The pressure drop due to flow within a propped fracture results from three mechanisms: viscous drag of the fluid, inertial effects associated with the movement of fluid around the proppant grains, and multiphase effects associated with the interaction of the different fluid phases.
Most existing fracture models and production simulators analyze the effects of viscous drag only, often underestimating the total pressure drop in the fracture by one or two orders of magnitude. These models rely solely on the reference permeability of the proppant, which is measured in the laboratory with extremely low flow rates of 2 to 10 cc/min. This paper reviews the design changes necessary to accommodate the incremental pressure losses resulting from multiphase and non-Darcy flow, and shows application of the theory to two operators' stimulation programs.

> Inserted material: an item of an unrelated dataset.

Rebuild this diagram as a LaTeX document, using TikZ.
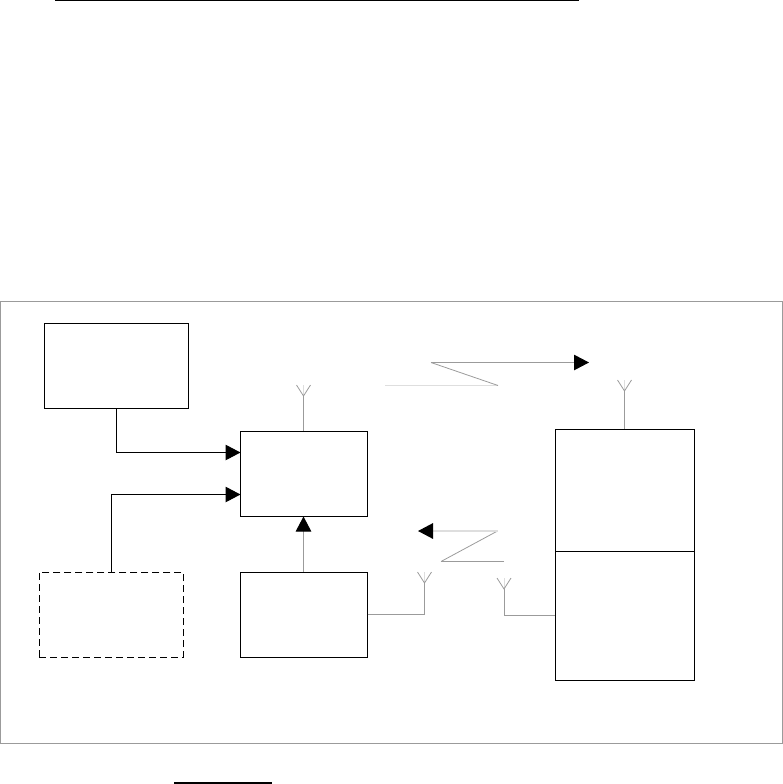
\documentclass[tikz,border=0pt]{standalone}
\usepackage{xcolor}
\usetikzlibrary{arrows.meta,positioning,calc}
\definecolor{lkedge}{RGB}{0,0,0}
\definecolor{lkgray}{RGB}{155,155,155}
\definecolor{lkfaint}{RGB}{222,222,222}
\tikzset{
  lkbox/.style={
    draw=lkedge, line width=1pt, inner sep=0pt, fill=white
  },
  dbox/.style={lkbox, dashed, dash pattern=on 7pt off 4pt},
  frm/.style={draw=lkgray, line width=1pt, inner sep=0pt},
  arr/.style={-{Triangle[length=15pt,width=15.5pt,color=black,fill=black]}},
  blk/.style={draw=lkedge, line width=1pt},
  gry/.style={draw=lkgray, line width=1pt},
  fnt/.style={draw=lkfaint, line width=1.4pt},
  ant/.style={draw=lkgray, line width=0.8pt}
}
\begin{document}
\begin{tikzpicture}[x=1pt,y=-1pt]
  \useasboundingbox (0,0) rectangle (783,784);
  \node[frm, minimum width=781.8pt, minimum height=442.4pt] (frame) at (391.4,522.5) {};
  \coordinate (ruleTL) at (55,0.6);
  \coordinate (ruleTR) at (579,0.6);
  \coordinate (ruleBL) at (174,783);
  \coordinate (ruleBR) at (272,783);
  \draw[blk, line width=1.4pt] (ruleTL) -- (ruleTR);
  \draw[blk, line width=1.6pt] (ruleBL) -- (ruleBR);
  % boxes
  \node[lkbox, minimum width=144pt, minimum height=85pt] (src) at (116.3,365.5) {};
  \node[lkbox, minimum width=127pt, minimum height=85pt] (enc) at (303.5,473.5) {};
  \node[dbox, minimum width=144pt, minimum height=85pt] (opt) at (111.3,614.5) {};
  \node[lkbox, minimum width=127pt, minimum height=85pt] (rcv) at (303.5,614.5) {};
  \node[lkbox, minimum width=139pt, minimum height=122pt] (upper) at (624.5,490) {};
  \node[lkbox, minimum width=139pt, minimum height=129pt] (lower) at (624.5,615.5) {};
  % inputs
  \coordinate (encA) at (240.5,452.5);
  \coordinate (encB) at (240.5,494.5);
  \draw[blk, arr] (src.south) |- (encA);
  \draw[blk, arr] (opt.north) |- (encB);
  \draw[gry, arr] (rcv.north) -- (enc.south);
  % antennas
  \coordinate (antEnc) at (303.5,396);
  \coordinate (antUp) at (624.5,391);
  \coordinate (antRcv) at (424.5,583);
  \coordinate (antLow) at (504,589);
  \draw[gry] (enc.north) -- (antEnc);
  \draw[gry] (upper.north) -- (antUp);
  \draw[gry] (rcv.east) -| (antRcv);
  \draw[gry] (lower.west) -| (antLow);
  \foreach \a in {antEnc,antUp,antRcv,antLow} {
    \draw[fnt, line width=0.8pt] (\a) -- ($(\a)+(0,-11)$);
    \draw[ant] ($(\a)+(-7,-11)$) -- (\a) -- ($(\a)+(7,-11)$);
  }
  % links
  \coordinate (upA) at (385,385.5);
  \coordinate (upB) at (498,385.5);
  \coordinate (upC) at (431,362.5);
  \coordinate (upD) at (589,362.5);
  \draw[fnt] (upA) -- (upB);
  \draw[ant] (upB) -- (upC);
  \draw[gry, arr] (upC) -- (upD);
  \coordinate (dnA) at (504,561.5);
  \coordinate (dnB) at (441,561.5);
  \coordinate (dnC) at (497.5,531);
  \coordinate (dnD) at (418,531);
  \draw[gry] (dnA) -- (dnB);
  \draw[ant] (dnB) -- (dnC);
  \draw[fnt, arr] (dnC) -- (dnD);
\end{tikzpicture}
\end{document}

Production rate projections and economic analyses are provided for fracture treatments conducted in two field programs (both gas reservoirs): Total-Fina-Elf's development in the Frio and Vicksburg reservoirs of South Texas and Chevron USA's Birch Creek Unit in the Green River Basin of Wyoming.
Fracture treatments in existing wells had been designed with traditional Darcy flow models. New stimulation treatments were redesigned to include multiphase and non-Darcy flow effects. This paper provides details of the two different stimulation treatment designs in each of the development programs and the production results – average productivity increases of 20 to 30% for the new wells compared to offset wells treated with stimulations based on Darcy flow design models.